BRD: Do you think that the Australian immigration department or in fact its minister may have resisted your attempt to enter?
NM: Well it wouldn't surprise me at all if Peter Dutton's fingerprints were on this one. It's supposed to be an open camp, the Australian government describe it as an open camp. But it seems as if as soon as a senator, who by the way is one of the people who votes to appropriate the funding that the Australian government uses to run this camp, arrives on the ground, the camp suddenly becomes closed to me. So I'm pretty disappointed at being prevented from entering the camp but I'm less disappointed for me and more disappointed for a lot of the guys in the camp who don't want to come out and I won't be able to see them on this trip. But I do have a multiple entry visa over the next 12 months to Papua New Guinea. The reason given to me by the Papua New Guinea immigration department is due to the sensitivity surrounding the ongoing investigation into the Good Friday attack. I will come back, if that is genuinely the reason, and once those investigations are complete I'm hopeful that I'll be able to access the camp next time I come back.

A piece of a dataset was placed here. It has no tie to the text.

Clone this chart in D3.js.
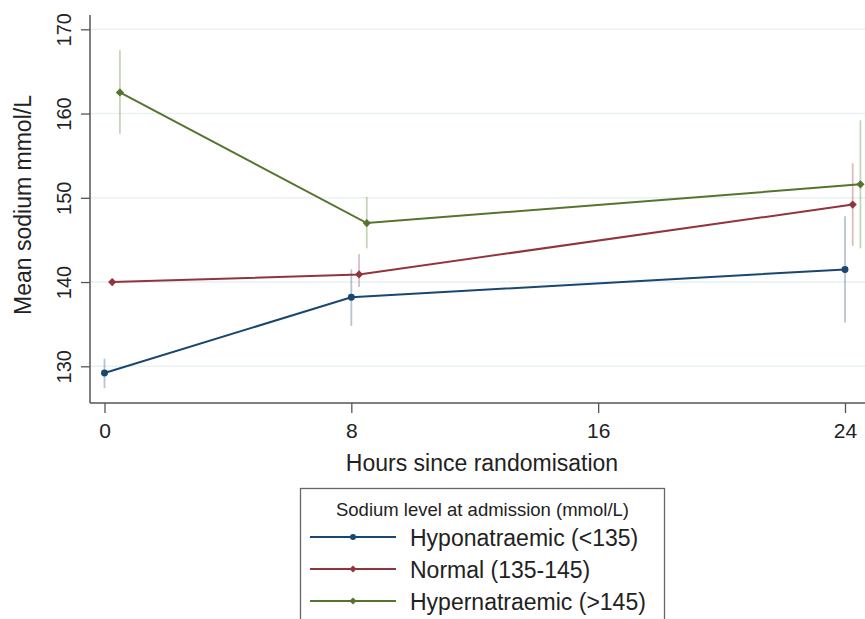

BRD: But it was only last week that your own senate called for the immigration department's secrecy around the centre to cease.
NM: That's true and in fact I was on the legal and constitutional affairs committee that conducted that inquiry and wrote that report, so I'm well aware of many of the challenges in the camp. I'm also well aware of, now that I've spoken to a number of detainees, the lead up to the Good Friday attack. I've spoken to Inspector Yapu, who's the senior local police officer on the ground here, and he's standing by the comments he's made publicly that in fact that attack escalated out of a dispute over a football field. And that Peter Dutton's reason that he's given publicly, which I believe is a lie, which is that it flared out of a young boy being led up into the centre. Inspector Yapu has confirmed to me that that event did not lead to any complaint to the PNG police and he's not currently investigating and he regards it as a completely separate matter.
BRD: I think the minister has since tried to qualify his comment by suggesting the incident with the small boy led to an escalation of tensions but perhaps not the Good Friday incident itself.
NM: What Peter Dutton was doing was dog whistle politicking and once again trying to demonize detainees, demonize refugees and demonize people seeking asylum in the eyes of the Australian people. It was a despicable thing for him to do and remember the Liberal Party in Australia has plenty of exposed form lying about refugees and people seeking asylum. Exhibit A: the children overboard affair from a number of years ago. It wouldn't surprise me that Peter Dutton is trying to crab-walk away from his statement. He stands condemned for doing everything he can to engage in dog whistle politics and demonizing the men, who Australia has incarcerated for so many years on Manus Island, in the eyes of the Australian community.